Our priorities: getting on the record with legislators

Here are LCPS’s 2018 legislative priorities as presented to state lawmakers and local elected officials during the district’s annual Legislative Breakfast on Monday, April 16.

Lenoir County Public Schools 2018 Legislative Priorities

The Most Significant Issues

K-3 Class Size Limits: We want to thank the N.C. General Assembly for working to create the recent changes to the original HB 13 and to create a more gradual approach of phasing in the changes in class-size caps.  This will provide our district and others with time to prepare in terms of additional positions needed and additional classrooms required.  Even with the more gradual approach, the new mandates will, however, create another degree of difficulty for school systems as we work to manage budget challenges within the context of reduced enrollment and additional positions required at the same time. The projected impact over the next three years will be just over $1 million dollars and 18 additional positions. We agree that smaller class sizes can be beneficial and should continue to be one of our goals.  We ask for your support in fully funding the K-3 enhancement positions by developing an allotment formula that will keep these valuable positions in our elementary schools.

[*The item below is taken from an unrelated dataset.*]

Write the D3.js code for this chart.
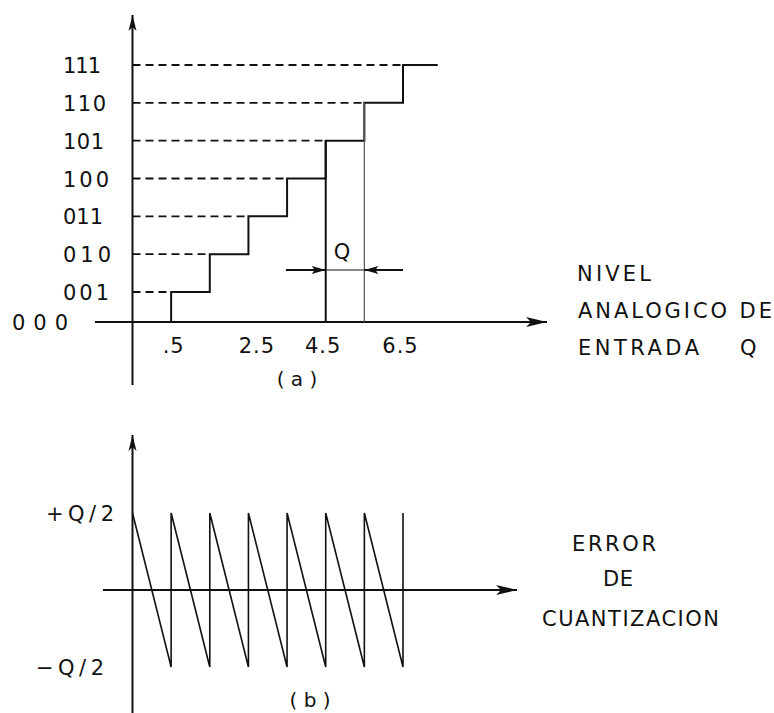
<!DOCTYPE html>
<html>
<head>
<meta charset="utf-8">
<script src="https://cdn.jsdelivr.net/npm/d3@7"></script>
<style>
  html, body { margin: 0; padding: 0; background: #fff; }
  svg { display: block; }
  text { font-family: "DejaVu Sans", sans-serif; fill: #111; }
</style>
</head>
<body>
<script>
// ---------------- data ----------------
const codes = ["000", "001", "010", "011", "100", "101", "110", "111"];
const levels = [0, 1, 2, 3, 4, 5, 6, 7];
// analog input values where the output code steps up to the next level
const thresholds = [0.5, 1.5, 2.5, 3.5, 4.5, 5.5, 6.5];
const inputStart = -0.5;
const inputEnd = 7.4;
const xTickValues = [0.5, 2.5, 4.5, 6.5];
const xTickLabels = [".5", "2.5", "4.5", "6.5"];
// quantization error breakpoints (in units of Q)
const errX = [-0.5, 0.5, 0.5, 1.5, 1.5, 2.5, 2.5, 3.5, 3.5, 4.5, 4.5, 5.5, 5.5, 6.5, 6.5];
const errY = [0.5, -0.5, 0.5, -0.5, 0.5, -0.5, 0.5, -0.5, 0.5, -0.5, 0.5, -0.5, 0.5, -0.5, 0.5];
const errTickValues = [0.5, -0.5];
const errTickLabels = ["+Q/2", "\u2212Q/2"];
const qStart = 4.5, qEnd = 5.5;

// ---------------- setup ----------------
const W = 774, H = 713;
const FS = 21;
const svg = d3.select("body").append("svg").attr("width", W).attr("height", H);

const x = d3.scaleLinear().domain([-0.5, 6.5]).range([132.5, 403]);
const yTop = d3.scaleLinear().domain([0, 1, 7]).range([322, 292, 65]);
const yBot = d3.scaleLinear().domain([-0.5, 0.5]).range([667, 513]);

const ink = "#111";

// arrow markers
const defs = svg.append("defs");
function marker(id, len, half, notch) {
  defs.append("marker")
    .attr("id", id)
    .attr("markerUnits", "userSpaceOnUse")
    .attr("viewBox", `${-len - 1} ${-half - 1} ${len + 2} ${2 * half + 2}`)
    .attr("refX", 0).attr("refY", 0)
    .attr("markerWidth", len + 2).attr("markerHeight", 2 * half + 2)
    .attr("orient", "auto")
    .append("path")
    .attr("d", `M0,0 L${-len},${-half} L${-len + notch},0 L${-len},${half} Z`)
    .attr("fill", ink);
}
marker("arrY", 16, 4, 4);
marker("arrX", 21, 5, 5);
marker("arrQ", 14, 4, 3);

// ================= TOP CHART (a) =================
const gTop = svg.append("g");

// dashed guide lines
gTop.selectAll("line.guide")
  .data(levels.slice(1))
  .join("line")
  .attr("class", "guide")
  .attr("x1", x(inputStart))
  .attr("x2", d => x(thresholds[d - 1]))
  .attr("y1", d => yTop(d))
  .attr("y2", d => yTop(d))
  .attr("stroke", ink)
  .attr("stroke-width", 1.8)
  .attr("stroke-dasharray", "8,5");

// x axis
gTop.append("line")
  .attr("x1", 95).attr("x2", 547)
  .attr("y1", yTop(0)).attr("y2", yTop(0))
  .attr("stroke", ink).attr("stroke-width", 2)
  .attr("marker-end", "url(#arrX)");

// y axis
gTop.append("line")
  .attr("x1", x(inputStart)).attr("x2", x(inputStart))
  .attr("y1", 385).attr("y2", 15)
  .attr("stroke", ink).attr("stroke-width", 2)
  .attr("marker-end", "url(#arrY)");

// staircase
const stairX = [inputStart, ...thresholds, inputEnd];
const stairY = [0, ...levels.slice(1), levels[levels.length - 1]];
const stairLine = d3.line()
  .x(d => x(d[0])).y(d => yTop(d[1]))
  .curve(d3.curveStepAfter);
gTop.append("path")
  .attr("d", stairLine(d3.zip(stairX, stairY)))
  .attr("fill", "none").attr("stroke", ink).attr("stroke-width", 2);

// Q extents down to axis
gTop.append("line")
  .attr("x1", x(qStart)).attr("x2", x(qStart))
  .attr("y1", yTop(thresholds.indexOf(qStart) + 1)).attr("y2", yTop(0))
  .attr("stroke", ink).attr("stroke-width", 2);
gTop.append("line")
  .attr("x1", x(qEnd)).attr("x2", x(qEnd))
  .attr("y1", yTop(thresholds.indexOf(qEnd) + 1)).attr("y2", yTop(0))
  .attr("stroke", "#555").attr("stroke-width", 1.2);

// Q dimension arrows
const qy = 270;
gTop.append("line")
  .attr("x1", x(qStart - 1.03)).attr("x2", x(qStart))
  .attr("y1", qy).attr("y2", qy)
  .attr("stroke", ink).attr("stroke-width", 2)
  .attr("marker-end", "url(#arrQ)");
gTop.append("line")
  .attr("x1", x(qEnd + 1)).attr("x2", x(qEnd))
  .attr("y1", qy).attr("y2", qy)
  .attr("stroke", ink).attr("stroke-width", 2)
  .attr("marker-end", "url(#arrQ)");
gTop.append("line")
  .attr("x1", x(qStart)).attr("x2", x(qEnd))
  .attr("y1", qy).attr("y2", qy)
  .attr("stroke", ink).attr("stroke-width", 1);
gTop.append("text")
  .attr("x", x((qStart + qEnd) / 2) - 3).attr("y", 251).attr("dy", "0.36em")
  .attr("text-anchor", "middle").attr("font-size", FS)
  .text("Q");

// x tick labels
const gx = gTop.append("g")
  .attr("transform", `translate(0,${yTop(0)})`)
  .call(d3.axisBottom(x).tickValues(xTickValues)
    .tickFormat((d, i) => xTickLabels[i]).tickSize(0).tickPadding(0));
gx.select(".domain").remove();
gx.attr("font-family", null).attr("font-size", null);
gx.selectAll("text")
  .attr("y", 23).attr("dy", "0.36em")
  .attr("font-size", FS).attr("fill", ink)
  .attr("letter-spacing", 1)
  .attr("dx", (d, i) => i === 1 ? 8 : (i === 0 ? 2 : -3));

// y tick labels (codes)
const codeWidths = [53, 43, 45, 37, 43, 38, 40, 35];
const gy = gTop.append("g")
  .call(d3.axisLeft(yTop).tickValues(levels)
    .tickFormat(d => codes[d]).tickSize(0).tickPadding(0));
gy.select(".domain").remove();
gy.attr("font-family", null).attr("font-size", null);
gy.selectAll("text")
  .attr("text-anchor", "start")
  .attr("x", d => d === 0 ? 12 : 63)
  .attr("dy", "0.36em")
  .attr("font-size", FS).attr("fill", ink)
  .attr("textLength", d => codeWidths[d] + 3)
  .attr("lengthAdjust", "spacing");

gTop.append("text")
  .attr("x", 297).attr("y", 379).attr("dy", "0.36em")
  .attr("text-anchor", "middle").attr("font-size", 20)
  .style("white-space", "pre")
  .text("( a )");

// right labels
function label(txt, xx, yy, len) {
  svg.append("text")
    .attr("x", xx).attr("y", yy).attr("dy", "0.36em")
    .attr("font-size", FS)
    .attr("textLength", len).attr("lengthAdjust", "spacing")
    .text(txt);
}
label("NIVEL", 577, 273, 74);
label("ANALOGICO DE", 578, 310, 194);
const ent = svg.append("text")
  .attr("y", 347).attr("dy", "0.36em").attr("font-size", FS);
ent.append("tspan").attr("x", 578).attr("textLength", 121).attr("lengthAdjust", "spacing").text("ENTRADA");
ent.append("tspan").attr("x", 740).text("Q");

// ================= BOTTOM CHART (b) =================
const gBot = svg.append("g");

gBot.append("line")
  .attr("x1", 103).attr("x2", 517)
  .attr("y1", yBot(0)).attr("y2", yBot(0))
  .attr("stroke", ink).attr("stroke-width", 2)
  .attr("marker-end", "url(#arrX)");

gBot.append("line")
  .attr("x1", x(inputStart)).attr("x2", x(inputStart))
  .attr("y1", H).attr("y2", 435)
  .attr("stroke", ink).attr("stroke-width", 2)
  .attr("marker-end", "url(#arrY)");

const errLine = d3.line().x(d => x(d[0])).y(d => yBot(d[1]));
gBot.append("path")
  .attr("d", errLine(d3.zip(errX, errY)))
  .attr("fill", "none").attr("stroke", ink).attr("stroke-width", 1.6)
  .attr("stroke-linejoin", "miter");

const gey = gBot.append("g")
  .call(d3.axisLeft(yBot).tickValues(errTickValues)
    .tickFormat((d, i) => errTickLabels[i]).tickSize(0).tickPadding(0));
gey.select(".domain").remove();
gey.attr("font-family", null).attr("font-size", null);
gey.selectAll("text")
  .attr("text-anchor", "start")
  .attr("x", (d, i) => i === 0 ? 46 : 36)
  .attr("dy", "0.36em")
  .attr("font-size", FS).attr("fill", ink)
  .attr("textLength", 68).attr("lengthAdjust", "spacing");

gBot.append("text")
  .attr("x", 310).attr("y", 700).attr("dy", "0.36em")
  .attr("text-anchor", "middle").attr("font-size", 20)
  .style("white-space", "pre")
  .text("( b )");

label("ERROR", 572, 543, 84);
label("DE", 603, 578, 30);
label("CUANTIZACION", 542, 618, 177);
</script>
</body>
</html>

Public School Accountability: LCPS fully supports the dialogue in the General Assembly for revamping the A-F grading formula to put more emphasis on student growth.  Such an approach would be consistent with what a number of states already have done in accentuating progress and the processes of continuous improvement. Giving equal credit to results of standardized tests and to growth – a 50-50 split that often has been discussed – would more accurately reflect the true work and progress being made in our schools.

School Calendar Flexibility: We ask the General Assembly to provide boards of education with the same flexibility given to charter schools in adopting a school calendar that best meets the needs of our students, particularly the more than 500 LCPS students taking college-level courses at the local community college. Calendar flexibility has benefits for students and staff, allowing LCPS to coordinate with the college calendar and to complete a full semester prior to the Christmas break.

Capital Funding: School environment and infrastructure are strongly linked to student outcomes. Public school capital infrastructure needs total about $8 billion over the next five years, according to DPI. We ask the General Assembly to develop methods to help school districts meet the mounting list of capital needs.

Other Important Issues

Compensation: LCPS appreciates the General Assembly’s efforts to raise teacher pay in recent years but acknowledges with legislators that the salary schedule for the state’s school administrators needs significant reform. As you know, studies show school administrator salaries in North Carolina are ranked 50thin the nation. As the General Assembly continues to make progress on teacher salaries, we ask legislators to begin that process with school principals and other administrators.

Technology Funding: The use of technology in education is growing at an explosive rate. That is particularly true at LCPS, where iPads are the primary learning tool in our classrooms and digital learning is the standard. With the increased emphasis on digital assets comes the increased need for solid connectivity and skilled technicians to maintain those networks. We ask our state government to continue to acknowledge the future of education by providing the resources required to give school districts a reliable digital presence.